Владислав Юрьевич Сурков в 2000 году поднимал бокал За обожествление власти! – а не народа. Народ заместили композитным электоратом. Политтехнологи набирали нужную для большинства массу избирателей, медийщики ее склеивали в аудиторию, социологи с готовностью подтверждали цифры того и другого. Нулевые годы взошли на дизайнерском блефе. На блефе держались позиции Кремля в мире и внутри страны. Блеф выглядел силой по остаточному принципу, будучи лишь искусством увертки. Итоги видны теперь.
Как вдруг Команде понадобился «народ», и вот его заново насаждают в Системе РФ. Ряженые пролетарии Урала неубедительны, еще смешней воцерковленные байкеры и православные банкиры, которых ищут с Интерполом. Идеологию активно внедряют в «народ», но та ничтожна, раз утрачена связь идеи и силы.
глосса б: В российской политике картография слабых мест сбивает с толку. На сцене бесстрашные рыцари в сияющих латах; их немощи скрыты. Мифы оппозиции зато повествуют о ее утонченной слабости под гнетом неприступной власти. Но «слабый» Ельцин взял власть, цинично переиграв легитимного Горбачева в неприступном Кремле. Понять происходящее в РФ иногда проще, анализируя интриги слабых, а не их силовые ресурсы.

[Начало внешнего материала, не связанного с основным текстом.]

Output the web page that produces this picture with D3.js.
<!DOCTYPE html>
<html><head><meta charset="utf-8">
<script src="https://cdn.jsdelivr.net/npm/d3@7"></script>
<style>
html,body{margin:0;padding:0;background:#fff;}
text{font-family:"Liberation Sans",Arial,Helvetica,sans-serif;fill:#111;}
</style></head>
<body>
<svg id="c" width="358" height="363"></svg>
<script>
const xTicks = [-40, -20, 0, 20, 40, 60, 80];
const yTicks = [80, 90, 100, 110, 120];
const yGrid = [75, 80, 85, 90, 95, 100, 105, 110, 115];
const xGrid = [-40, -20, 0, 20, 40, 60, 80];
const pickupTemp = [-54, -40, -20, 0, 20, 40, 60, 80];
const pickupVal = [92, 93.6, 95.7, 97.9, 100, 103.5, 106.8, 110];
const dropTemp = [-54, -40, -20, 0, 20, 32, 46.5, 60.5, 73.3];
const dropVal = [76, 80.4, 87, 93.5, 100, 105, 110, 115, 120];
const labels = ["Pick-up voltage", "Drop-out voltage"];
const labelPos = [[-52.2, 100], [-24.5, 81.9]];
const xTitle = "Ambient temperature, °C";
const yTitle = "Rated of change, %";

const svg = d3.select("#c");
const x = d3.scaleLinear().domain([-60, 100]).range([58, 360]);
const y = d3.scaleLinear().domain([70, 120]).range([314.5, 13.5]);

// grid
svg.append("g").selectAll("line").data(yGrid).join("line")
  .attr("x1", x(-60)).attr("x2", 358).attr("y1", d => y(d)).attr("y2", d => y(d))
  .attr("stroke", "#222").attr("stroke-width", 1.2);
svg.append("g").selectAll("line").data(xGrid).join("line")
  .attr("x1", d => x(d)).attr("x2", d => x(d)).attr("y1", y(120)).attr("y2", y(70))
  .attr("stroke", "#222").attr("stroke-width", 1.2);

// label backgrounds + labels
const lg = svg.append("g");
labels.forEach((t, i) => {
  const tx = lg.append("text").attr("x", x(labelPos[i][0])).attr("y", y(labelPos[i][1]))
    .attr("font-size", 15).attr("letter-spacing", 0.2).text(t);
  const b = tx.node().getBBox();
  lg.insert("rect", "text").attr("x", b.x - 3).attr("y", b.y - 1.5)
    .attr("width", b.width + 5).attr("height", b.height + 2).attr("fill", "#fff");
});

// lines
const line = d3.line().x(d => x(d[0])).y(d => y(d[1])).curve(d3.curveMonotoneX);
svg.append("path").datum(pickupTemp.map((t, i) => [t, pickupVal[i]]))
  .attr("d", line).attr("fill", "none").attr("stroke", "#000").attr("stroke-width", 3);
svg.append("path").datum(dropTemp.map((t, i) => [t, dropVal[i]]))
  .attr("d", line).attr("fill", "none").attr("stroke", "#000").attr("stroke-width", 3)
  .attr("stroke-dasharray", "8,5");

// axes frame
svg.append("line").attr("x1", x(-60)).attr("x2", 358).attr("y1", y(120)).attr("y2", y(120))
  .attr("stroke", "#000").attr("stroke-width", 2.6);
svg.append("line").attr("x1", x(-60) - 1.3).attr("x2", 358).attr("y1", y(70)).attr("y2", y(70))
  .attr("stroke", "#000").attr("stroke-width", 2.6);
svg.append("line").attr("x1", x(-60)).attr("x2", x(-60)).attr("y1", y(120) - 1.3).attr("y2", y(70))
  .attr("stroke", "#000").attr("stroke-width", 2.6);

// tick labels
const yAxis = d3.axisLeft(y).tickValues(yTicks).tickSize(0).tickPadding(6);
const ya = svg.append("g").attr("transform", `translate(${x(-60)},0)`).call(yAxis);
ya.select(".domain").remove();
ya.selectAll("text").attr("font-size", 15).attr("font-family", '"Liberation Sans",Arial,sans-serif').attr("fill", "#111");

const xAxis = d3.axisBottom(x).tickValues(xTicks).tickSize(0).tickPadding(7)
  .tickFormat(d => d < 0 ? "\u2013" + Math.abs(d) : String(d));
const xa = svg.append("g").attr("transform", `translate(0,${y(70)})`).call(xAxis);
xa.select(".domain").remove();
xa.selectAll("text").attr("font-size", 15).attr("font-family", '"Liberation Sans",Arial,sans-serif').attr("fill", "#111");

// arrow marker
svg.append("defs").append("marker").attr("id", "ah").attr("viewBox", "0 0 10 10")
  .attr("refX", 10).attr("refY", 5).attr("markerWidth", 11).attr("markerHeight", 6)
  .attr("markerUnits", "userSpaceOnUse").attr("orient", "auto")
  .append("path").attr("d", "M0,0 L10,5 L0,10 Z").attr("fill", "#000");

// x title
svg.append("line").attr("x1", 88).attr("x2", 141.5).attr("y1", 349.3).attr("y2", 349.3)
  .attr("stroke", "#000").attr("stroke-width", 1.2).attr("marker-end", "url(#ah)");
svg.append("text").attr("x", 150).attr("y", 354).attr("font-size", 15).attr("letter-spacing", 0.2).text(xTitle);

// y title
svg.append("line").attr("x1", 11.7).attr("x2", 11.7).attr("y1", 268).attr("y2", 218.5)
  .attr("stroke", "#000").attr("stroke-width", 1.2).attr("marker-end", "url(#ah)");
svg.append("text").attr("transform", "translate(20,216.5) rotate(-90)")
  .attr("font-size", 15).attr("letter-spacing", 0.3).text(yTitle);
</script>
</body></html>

На слабость Команды безошибочно указывает радикализм. Радикальность у нас признак игрока, не уверенного ни в своих правах, ни даже в шансах. Власть слаба, но радикальна – ее враги скромны в пожеланиях и рады бы ей чуть помешать. (Удальцов и Лимонов – не радикалы, а пешки в игре истинных радикалов Команды.) Кремль – обитель слабостей, где силы нет. Зато в критических ситуациях за ней туда пойдут, и тогда она там появляется. Идут с деньгами, с «обеспечением голосований», с присягой на верность. Идут за безудержной волей к простым решениям и принятию мер.
Попытки понять роль Кремля не учитывают, что речь идет о латентном радикале. Основания власти потеряны, и Президент в поисках силы, которой нет, соскальзывает в крайности, кажущиеся простыми. Сокрушительные зигзаги власти взрывают порядок там, где ничто не предвещало беды. Так, ликвидация Высшего Арбитражного суда не кажется Путину ничем радикальным. Подкручивая гайки, наш консерватор, кажется, посрывал с них резьбу.

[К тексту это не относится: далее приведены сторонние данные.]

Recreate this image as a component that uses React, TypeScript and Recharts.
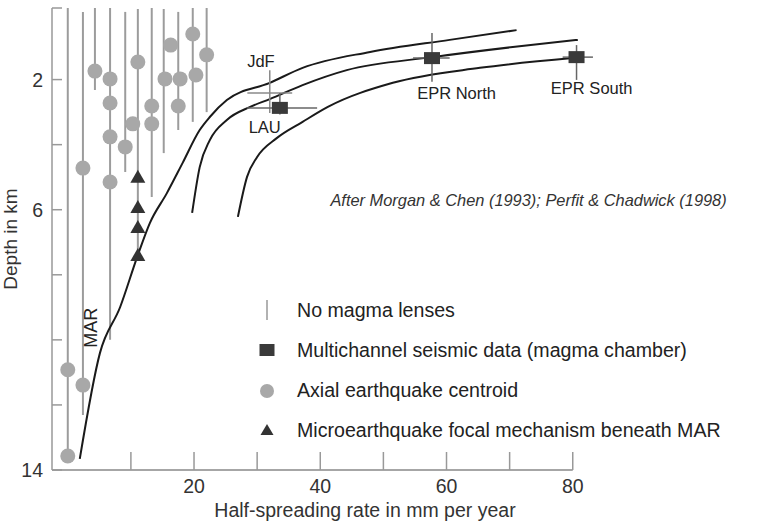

глосса в: Чем ближе к проигрышу азартный игрок, тем яснее ему, как выиграть. Поскольку былые выигрыши сопровождала ясность, ясность к выигрышу и ведет. Простота безупречна, а кто ее отрицает – лжец: нас хотят лишить победы? Радикализуем поведение и удвоим ставки!

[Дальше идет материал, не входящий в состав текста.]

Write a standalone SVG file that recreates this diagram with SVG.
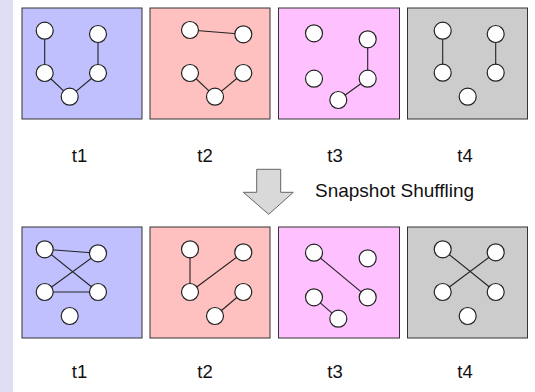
<svg xmlns="http://www.w3.org/2000/svg" width="535" height="392" viewBox="0 0 535 392">
<style>
.panel{stroke:#333;stroke-width:1}
.n{fill:#fff;stroke:#222;stroke-width:1.2}
.e{stroke:#222;stroke-width:1.1;fill:none}
.lbl{font-family:"Liberation Sans",Arial,sans-serif;font-size:18.5px;fill:#111;text-anchor:middle}
</style>
<rect x="0" y="0" width="13" height="392" fill="#dfdff3"/>
<rect x="13" y="0" width="522" height="392" fill="#fff"/>
<g id="panels">
<rect class="panel" x="22" y="8" width="120" height="111" fill="#c0c0ff"/>
<rect class="panel" x="150" y="8" width="120" height="111" fill="#ffc0c0"/>
<rect class="panel" x="278.5" y="8" width="121" height="111" fill="#ffc0ff"/>
<rect class="panel" x="407.5" y="8" width="120" height="111" fill="#cccccc"/>
<rect class="panel" x="22" y="227" width="120" height="111" fill="#c0c0ff"/>
<rect class="panel" x="150" y="227" width="120" height="111" fill="#ffc0c0"/>
<rect class="panel" x="278.5" y="227" width="121" height="111" fill="#ffc0ff"/>
<rect class="panel" x="407.5" y="227" width="120" height="111" fill="#cccccc"/>
</g>
<g id="connectors">
<line class="e" x1="44.7" y1="30.7" x2="44.7" y2="73"/>
<line class="e" x1="44.7" y1="73" x2="69.7" y2="96.7"/>
<line class="e" x1="69.7" y1="96.7" x2="98" y2="73"/>
<line class="e" x1="98" y1="73" x2="98" y2="34"/>
<line class="e" x1="190" y1="30" x2="243.3" y2="34.3"/>
<line class="e" x1="190" y1="73" x2="215" y2="96.7"/>
<line class="e" x1="215" y1="96.7" x2="243.3" y2="73"/>
<line class="e" x1="367.7" y1="39.3" x2="367.7" y2="78.7"/>
<line class="e" x1="367.7" y1="78.7" x2="338.3" y2="100"/>
<line class="e" x1="442.7" y1="30.7" x2="442.7" y2="72.7"/>
<line class="e" x1="495.7" y1="34" x2="495.7" y2="72.7"/>
<line class="e" x1="44.7" y1="249.3" x2="98" y2="253.3"/>
<line class="e" x1="44.7" y1="249.3" x2="98" y2="292"/>
<line class="e" x1="98" y1="253.3" x2="44.7" y2="292"/>
<line class="e" x1="44.7" y1="292" x2="98" y2="292"/>
<line class="e" x1="190" y1="249.3" x2="190" y2="292"/>
<line class="e" x1="190" y1="292" x2="243.3" y2="252.3"/>
<line class="e" x1="243.3" y1="292" x2="215" y2="316"/>
<line class="e" x1="314" y1="252.7" x2="367.7" y2="297.3"/>
<line class="e" x1="314" y1="297.3" x2="338.3" y2="318.7"/>
<line class="e" x1="442.7" y1="249.3" x2="495.7" y2="292"/>
<line class="e" x1="495.7" y1="252.3" x2="442.7" y2="292"/>
</g>
<g id="nodes-t1-top">
<circle class="n" cx="44.7" cy="30.7" r="8.5"/><circle class="n" cx="44.7" cy="73" r="8.5"/><circle class="n" cx="69.7" cy="96.7" r="8.5"/><circle class="n" cx="98" cy="73" r="8.5"/><circle class="n" cx="98" cy="34" r="8.5"/>
</g>
<g id="nodes-t2-top">
<circle class="n" cx="190" cy="30" r="8.5"/><circle class="n" cx="243.3" cy="34.3" r="8.5"/><circle class="n" cx="190" cy="73" r="8.5"/><circle class="n" cx="215" cy="96.7" r="8.5"/><circle class="n" cx="243.3" cy="73" r="8.5"/>
</g>
<g id="nodes-t3-top">
<circle class="n" cx="314" cy="33.3" r="8.5"/><circle class="n" cx="367.7" cy="39.3" r="8.5"/><circle class="n" cx="314" cy="78.7" r="8.5"/><circle class="n" cx="367.7" cy="78.7" r="8.5"/><circle class="n" cx="338.3" cy="100" r="8.5"/>
</g>
<g id="nodes-t4-top">
<circle class="n" cx="442.7" cy="30.7" r="8.5"/><circle class="n" cx="495.7" cy="34" r="8.5"/><circle class="n" cx="442.7" cy="72.7" r="8.5"/><circle class="n" cx="495.7" cy="72.7" r="8.5"/><circle class="n" cx="467.7" cy="96.7" r="8.5"/>
</g>
<g id="nodes-t1-bottom">
<circle class="n" cx="44.7" cy="249.3" r="8.5"/><circle class="n" cx="98" cy="253.3" r="8.5"/><circle class="n" cx="44.7" cy="292" r="8.5"/><circle class="n" cx="98" cy="292" r="8.5"/><circle class="n" cx="69.7" cy="316" r="8.5"/>
</g>
<g id="nodes-t2-bottom">
<circle class="n" cx="190" cy="249.3" r="8.5"/><circle class="n" cx="243.3" cy="252.3" r="8.5"/><circle class="n" cx="190" cy="292" r="8.5"/><circle class="n" cx="243.3" cy="292" r="8.5"/><circle class="n" cx="215" cy="316" r="8.5"/>
</g>
<g id="nodes-t3-bottom">
<circle class="n" cx="314" cy="252.7" r="8.5"/><circle class="n" cx="367.7" cy="258.3" r="8.5"/><circle class="n" cx="314" cy="297.3" r="8.5"/><circle class="n" cx="367.7" cy="297.3" r="8.5"/><circle class="n" cx="338.3" cy="318.7" r="8.5"/>
</g>
<g id="nodes-t4-bottom">
<circle class="n" cx="442.7" cy="249.3" r="8.5"/><circle class="n" cx="495.7" cy="252.3" r="8.5"/><circle class="n" cx="442.7" cy="292" r="8.5"/><circle class="n" cx="495.7" cy="292" r="8.5"/><circle class="n" cx="467.7" cy="316" r="8.5"/>
</g>
<g id="arrow">
<polygon points="256.7,169.3 280.7,169.3 280.7,192.3 293.3,192.3 268.7,214.3 243.3,192.3 256.7,192.3" fill="#d9d9d9" stroke="#666" stroke-width="1"/>
</g>
<g id="labels">
<text class="lbl" x="79.5" y="161.5">t1</text>
<text class="lbl" x="205" y="161.5">t2</text>
<text class="lbl" x="335" y="161.5">t3</text>
<text class="lbl" x="465" y="161.5">t4</text>
<text class="lbl" x="79.5" y="377.5">t1</text>
<text class="lbl" x="205" y="377.5">t2</text>
<text class="lbl" x="335" y="377.5">t3</text>
<text class="lbl" x="465" y="377.5">t4</text>
<text class="lbl" x="315" y="197" style="text-anchor:start;font-size:19px">Snapshot Shuffling</text>
</g>
</svg>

Тут настает катастрофа политики – либо катастрофа, которой политик с выгодой овладевает. Так Сталин в обвале 1930 года выступил спасителем крестьянина от сталинской же коллективизации – каков Зигзаг! Герою-катастрофе нечего ликвидировать, нужно лишь ею овладеть. Он сам выбирает, куда натравить беду и кого от нее спасти.